Besides Melnychenko, the ex-Kuchma bodyguard whose tapes triggered an international scandal, Socialist Party leader Moroz has been close to the Gongadze case since the beginning when, as a member of parliament, he disclosed the recordings publicly.
Today, Moroz thinks that officials are continuing to be engaged in a cover-up of the crime in order to protect Kuchma and Lytvyn.
“For 10 years, Ukraine has been demonstrating to the world the supremacy of cover-up over the law,” Moroz said in a statement on the Socialist Party’s website.
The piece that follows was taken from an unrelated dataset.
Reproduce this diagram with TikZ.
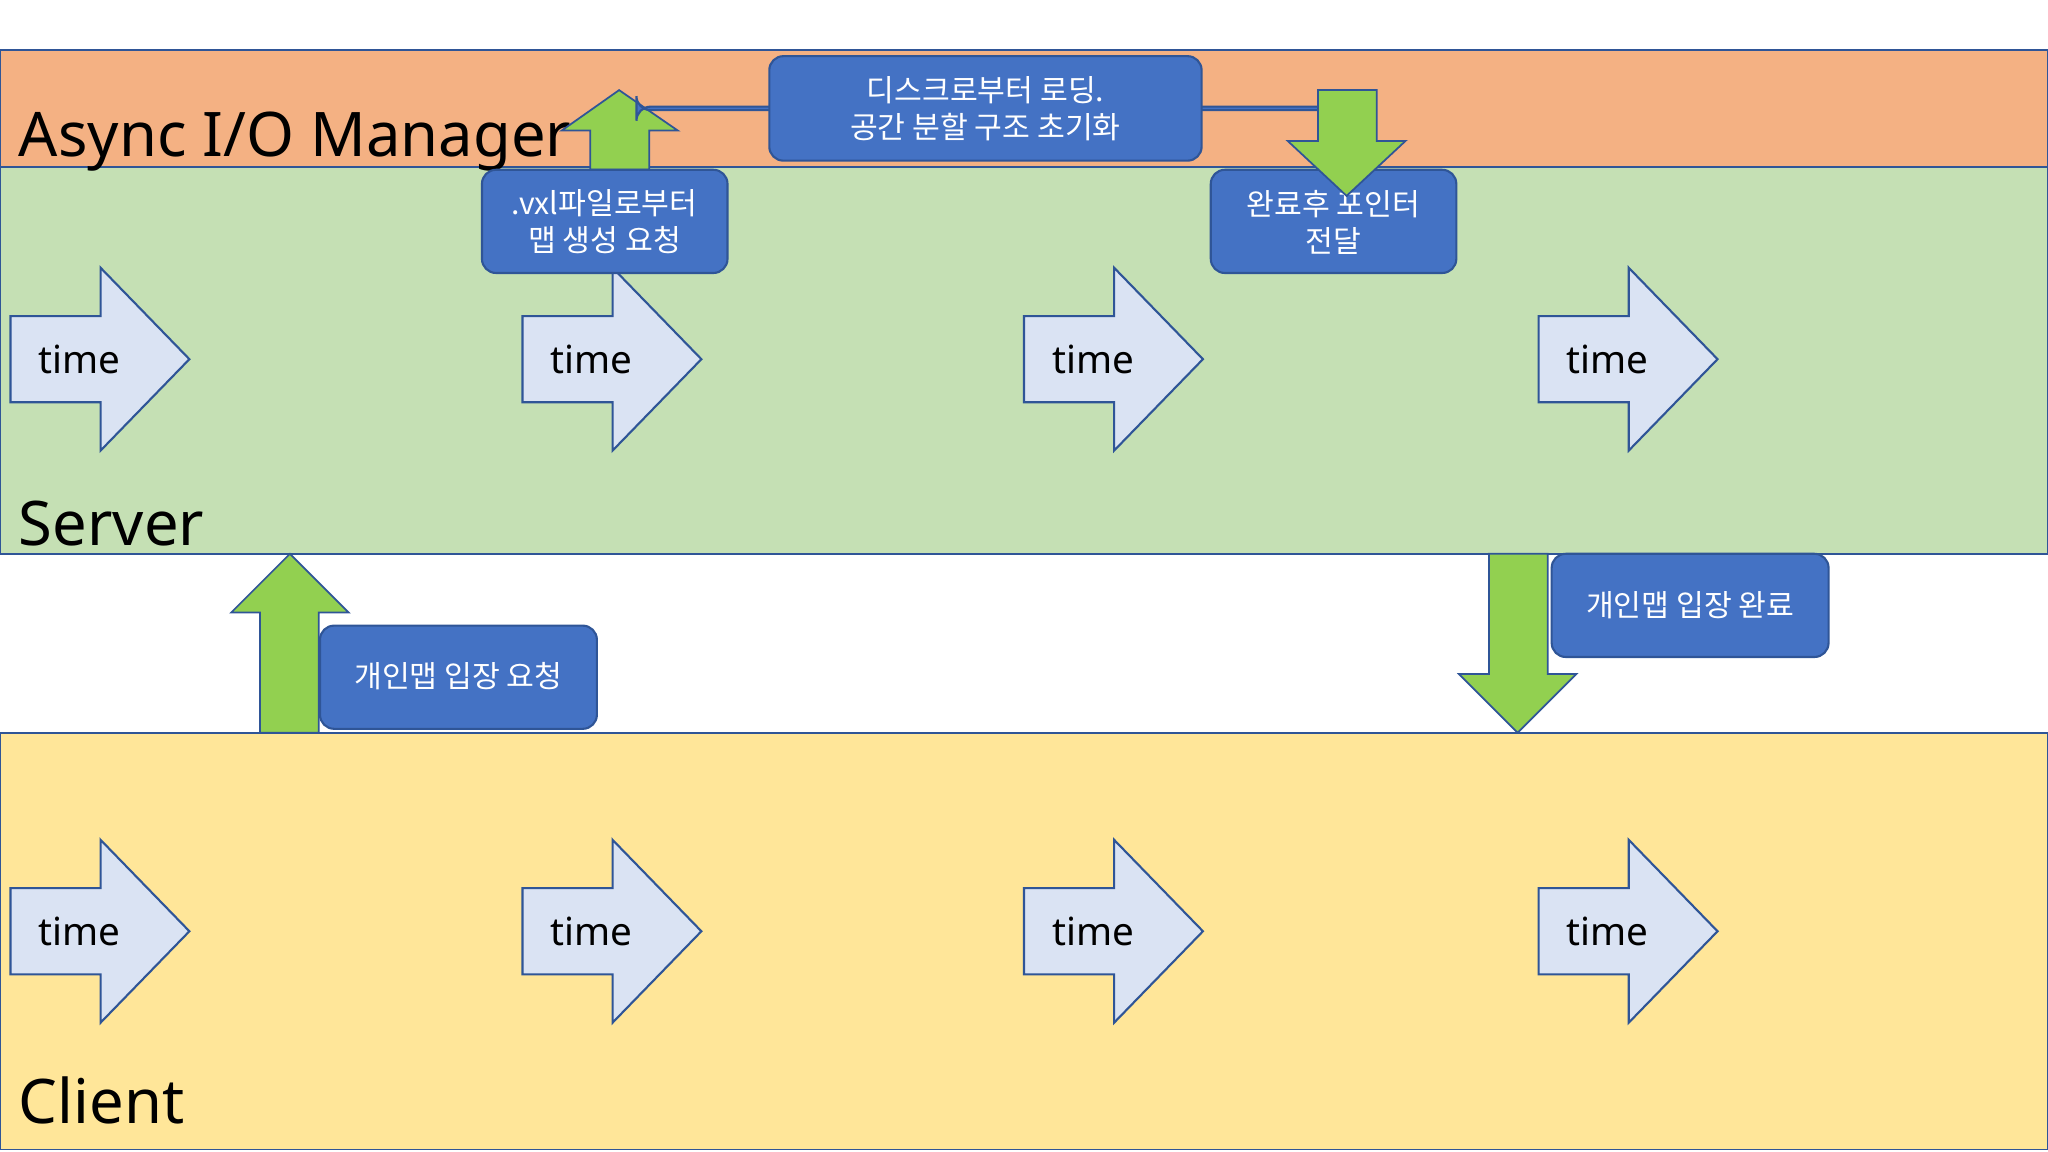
\documentclass[tikz,border=0pt]{standalone}
\usepackage{fontspec}
\setmainfont{Noto Sans}
\newfontfamily\kr{Noto Sans CJK KR}
\usetikzlibrary{positioning}
\definecolor{edge}{HTML}{2F5597}
\definecolor{asyncfill}{HTML}{F4B183}
\definecolor{serverfill}{HTML}{C5E0B4}
\definecolor{clientfill}{HTML}{FFE699}
\definecolor{timefill}{HTML}{DAE3F3}
\definecolor{boxfill}{HTML}{4472C4}
\definecolor{greenfill}{HTML}{92D050}
\tikzset{
  band/.style={draw=edge, line width=0.5pt},
  bandlabel/.style={anchor=base west, inner sep=0pt, font=\fontsize{17.5}{20}\selectfont},
  msg/.style={draw=edge, fill=boxfill, rounded corners=4pt, text=white, align=center,
    font=\kr\fontsize{8.6}{10.5}\selectfont, inner sep=0pt, line width=0.6pt},
  garrow/.style={draw=edge, fill=greenfill, line width=0.5pt},
  pics/timearrow/.style={code={
    \draw[draw=edge, fill=timefill, line width=0.6pt]
      (0,-33) -- (69,-33) -- (69,-70) -- (137,0) -- (69,70) -- (69,33) -- (0,33) -- cycle;
    \node[font=\fontsize{11}{13}\selectfont] (-t) at (53,0) {time};
  }}
}
\begin{document}
\begin{tikzpicture}[x=0.013061cm, y=-0.013061cm]
\useasboundingbox (0,0) rectangle (1568,882);
% bands
\draw[band, fill=asyncfill] (0,38) rectangle (1568,128);
\draw[band, fill=serverfill] (0,128) rectangle (1568,424);
\draw[band, fill=clientfill] (0,561) rectangle (1568,880);
\node[bandlabel] (async) at (14,120) {Async I/O Manager};
\node[bandlabel] (server) at (14,418) {Server};
\node[bandlabel] (client) at (14,860) {Client};
% time arrows
\foreach \x [count=\i] in {8,400,784,1178} {
  \pic (st\i) at (\x,275) {timearrow};
  \pic (ct\i) at (\x,713) {timearrow};
}
% green arrows
\draw[garrow] (452,130) -- (452,100) -- (430,100) -- (474,69) -- (519,100) -- (497,100) -- (497,130) -- cycle;
\draw[garrow] (199,561) -- (199,469) -- (177,469) -- (222,424) -- (267,469) -- (244,469) -- (244,561) -- cycle;
\draw[garrow] (1140,424) -- (1185,424) -- (1185,516) -- (1207,516) -- (1162,561) -- (1117,516) -- (1140,516) -- cycle;
% messages
\node[msg, minimum width=331\pgflinewidth, text width=4cm] (load) at (754.5,83) {};
\node[msg] (loadbox) at (754.5,83) {\rule{0pt}{0pt}};
\draw[msg] (589,43) rectangle (920,123);
\node[text=white, align=center, font=\kr\fontsize{8.6}{10.5}\selectfont] (loadtxt) at (754.5,83) {디스크로부터 로딩.\\공간 분할 구조 초기화};
\draw[msg] (369,130) rectangle (557,209);
\node[text=white, align=center, font=\kr\fontsize{8.6}{10.5}\selectfont] (vxl) at (463,170) {.vxl파일로부터\\맵 생성 요청};
\draw[msg] (927,130) rectangle (1115,209);
\node[text=white, align=center, font=\kr\fontsize{8.6}{10.5}\selectfont] (done) at (1021,170) {완료후 포인터\\전달};
\draw[msg] (245,479) rectangle (457,558);
\node[text=white, font=\kr\fontsize{8.6}{10.5}\selectfont] (enter) at (351,518) {개인맵 입장 요청};
\draw[msg] (1188,424) rectangle (1400,503);
\node[text=white, font=\kr\fontsize{8.6}{10.5}\selectfont] (entered) at (1294,463) {개인맵 입장 완료};
\draw[garrow] (1009,69) -- (1054,69) -- (1054,108) -- (1076,108) -- (1031,150) -- (986,108) -- (1009,108) -- cycle;
\end{tikzpicture}
\end{document}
“Maintaining this tradition, the authorities are trying to uphold their honor, though everybody clearly understands that they are simply trying to divert responsibility for the involvement in the crime from high-ranking officials, in particular the ex-president and the head of his administration.”
“Why did the former minister [Kravchenko] take interest in the journalist? Why did he give (if he did give) the criminal order? What was the reason for chasing the journalist and spying on him? Who sought to lead the [investigation] in the wrong way in the first weeks by giving false evidence? Who was obstructing the unbiased forensic examination?"
"Why didn’t authorities consider the large amount of irrefutable evidence – the recordings of conversations in the office of President Leonid Kuchma, although the investigators actually confirmed all the episodes, recorded by Major Mykola Melnychenko? Why wasn’t parliament controlling the investigation, as it had to, failing to comply with the requirements of PACE (the Parliamentary Assembly of the Council of Europe), as it was supposed to do?”
Moroz said the answers to the questions can be found on the Melnychenko tapes.
Melnychenko, meanwhile, has damaged his credibility over the last decade with conflicting, evasive and unreliable comments about the Gongadze case and the recordings he allegedly made. The whereabouts of the original recordings are unknown.
On Sept. 15, Melnychenko said: “I confirm that this was a special operation,” he said referring to the recordings. “I completely confirm that this was a special operation to remove not a legally elected president, but a person who in 1999 seized power. Only later did foreign intelligence services from other countries try to influence the situation.”
After pointing the blame in previous years directly on Kuchma, Melnychenko this week suggested that Lytvyn could have driven Kuchma to the crime.
“Kuchma did not have personal motives to give the order. But Lytvyn did have personal motives. I think he can, himself, tell more about these personnel motives," Melnychenko said.